55% of all A-Level entries were graded at A*/A/B and 83% of grades were A*- C. The overall average point score per pupil was 325, indicating an ABB profile.

=== 2017 ===
93% of year 11 students secured grades 9 to 4 in the newly reformed English qualifications and 88% of the cohort secured the same in Mathematics. Over a quarter of all grades were awarded A*/A, or the new equivalent 9 to 7 measure.
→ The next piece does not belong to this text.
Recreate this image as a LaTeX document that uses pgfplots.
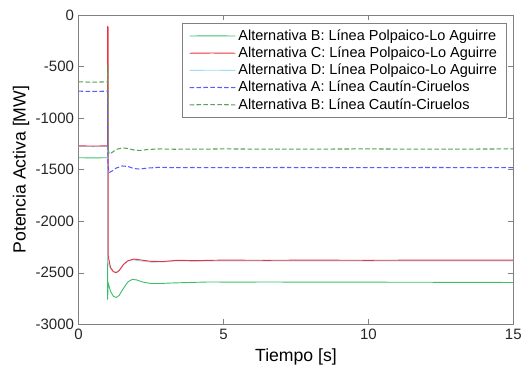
\documentclass[border=0pt]{standalone}
\usepackage{pgfplots}
\pgfplotsset{compat=1.18}
\usepackage{fontspec}
\setmainfont{Liberation Sans}
\definecolor{cB}{RGB}{60,190,110}
\definecolor{cC}{RGB}{235,50,60}
\definecolor{cD}{RGB}{160,220,245}
\definecolor{cA2}{RGB}{90,90,255}
\definecolor{cB2}{RGB}{90,160,90}
\pgfplotsset{
  longlegend/.style={legend image code/.code={\draw[##1] (0pt,0pt) -- (17pt,0.15pt) -- (35pt,0pt);}},
  mydash/.style={dash pattern=on 3.5pt off 1.8pt, line width=0.8pt},
}
\begin{document}
\begin{tikzpicture}
\begin{axis}[
  scale only axis,
  width=333pt, height=237pt,
  xmin=0, xmax=15, ymin=-3000, ymax=0,
  xtick={0,5,10,15}, ytick={-3000,-2500,-2000,-1500,-1000,-500,0},
  /pgf/number format/assume math mode=true,
  /pgf/number format/set thousands separator={},
  ticklabel style={font=\fontsize{11.5}{13}\selectfont, text=black!85},
  tick align=inside, tick style={black!50},
  axis line style={black!50},
  xlabel={Tiempo [s]}, ylabel={Potencia Activa [MW]},
  label style={font=\fontsize{13.5}{15}\selectfont},
  xlabel style={yshift=0pt},
  ylabel style={yshift=-2pt},
  every axis plot/.append style={line width=0.7pt},
  legend style={at={(0.984,0.974)}, anchor=north east, font=\fontsize{11.1}{12}\selectfont, draw=black!50, row sep=-0.5pt, inner xsep=5pt, inner ysep=3pt},
  legend cell align=left,
  longlegend,
]
\addplot[cB] coordinates {(0,-1385) (0.5,-1387) (1,-1385) (1,-2520) (1.001,-2760) (1.02,-2600) (1.1,-2680) (1.2,-2730) (1.3,-2740) (1.4,-2720) (1.55,-2650) (1.7,-2590) (1.85,-2565) (2.0,-2570) (2.2,-2590) (2.5,-2605) (2.8,-2605) (3.2,-2600) (3.8,-2595) (4.5,-2590) (5.5,-2592) (6.5,-2590) (8,-2592) (10,-2592) (12,-2593) (15,-2595)};
\addlegendentry{Alternativa B: Línea Polpaico-Lo Aguirre}
\addplot[cD, forget plot] coordinates {(0,-1275) (0.5,-1277) (1,-1275) (1,-2330) (1.01,-2400) (1.1,-2460) (1.2,-2490) (1.3,-2495) (1.4,-2475) (1.55,-2420) (1.7,-2385) (1.9,-2375) (2.1,-2385) (2.5,-2398) (2.9,-2395) (3.4,-2385) (4,-2388) (5,-2385) (6.5,-2385) (8,-2386) (10,-2385) (12,-2386) (15,-2386)};
\addplot[cC] coordinates {(0,-1270) (0.5,-1272) (1,-1270) (1,-115) (1.02,-120) (1.02,-2330) (1.05,-2380) (1.1,-2450) (1.2,-2490) (1.3,-2500) (1.4,-2480) (1.55,-2420) (1.7,-2385) (1.9,-2368) (2.1,-2375) (2.5,-2390) (2.9,-2392) (3.4,-2380) (4,-2383) (5,-2378) (6.5,-2380) (8,-2378) (10,-2380) (12,-2378) (15,-2378)};
\addlegendentry{Alternativa C: Línea Polpaico-Lo Aguirre}
\addlegendimage{cD, line width=0.7pt}
\addlegendentry{Alternativa D: Línea Polpaico-Lo Aguirre}
\addplot[cA2, mydash] coordinates {(0,-740) (0.5,-742) (1,-740) (1.01,-1450) (1.05,-1530) (1.15,-1515) (1.3,-1485) (1.5,-1465) (1.7,-1470) (1.9,-1490) (2.1,-1495) (2.4,-1485) (2.8,-1478) (3.3,-1482) (4,-1480) (5,-1482) (7,-1480) (10,-1482) (12,-1480) (15,-1481)};
\addlegendentry{Alternativa A: Línea Cautín-Ciruelos}
\addplot[cB2, mydash] coordinates {(0,-650) (0.5,-652) (1,-650) (1.01,-480) (1.02,-1300) (1.05,-1350) (1.15,-1335) (1.3,-1305) (1.5,-1290) (1.7,-1295) (1.9,-1310) (2.1,-1315) (2.4,-1305) (2.8,-1300) (3.3,-1303) (4,-1302) (5,-1300) (7,-1302) (10,-1300) (12,-1302) (15,-1300)};
\addlegendentry{Alternativa B: Línea Cautín-Ciruelos}
\end{axis}
\path (current bounding box.west) ++(-6.5pt,0pt);
\path (current bounding box.north) ++(0pt,4pt);
\end{tikzpicture}
\end{document}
62% of all A-Level entries were graded at A*/A/B, marking an increase of six per cent from last year. 16 subjects of the 27 offered at Brooke Weston Academy increased their A*/A/B outcomes for students.

=== 2018 ===
85% of Year 11 students secured grades 9 to 4 in English, 85% in maths and 91% in science. The new ‘strong pass’ or grade 5 also saw outcomes of 73% attained in English, 69% in mathematics and 82% in science. 32% of all grades were awarded A*/A, or the new equivalent 9 to 7 measure, and over 8% achieved the new ‘A**’ grade 9 with 126 grades awarded across all subjects.

81% of A-Level students achieved A*-C across all subjects and 53% of all entries were graded at A*/A/B at A Level only. Nine subjects increased their A*/A/B outcomes for students in comparison to last year.

=== 2019 ===
86% of Year 11 students secured grades 9 to 4 in English and 87% in Mathematics. The new ‘strong pass’ or grade 5 also saw outcomes of 72% in English and 73% in Mathematics. Almost a third of all grades were awarded 9 to 7 Grades. Over 40% of students achieved the English Baccalaureate at Grade 5 or above, more than double the national average.

85% of A-Level students achieved A*-C and almost 60% of all entries were graded at A*/A/B.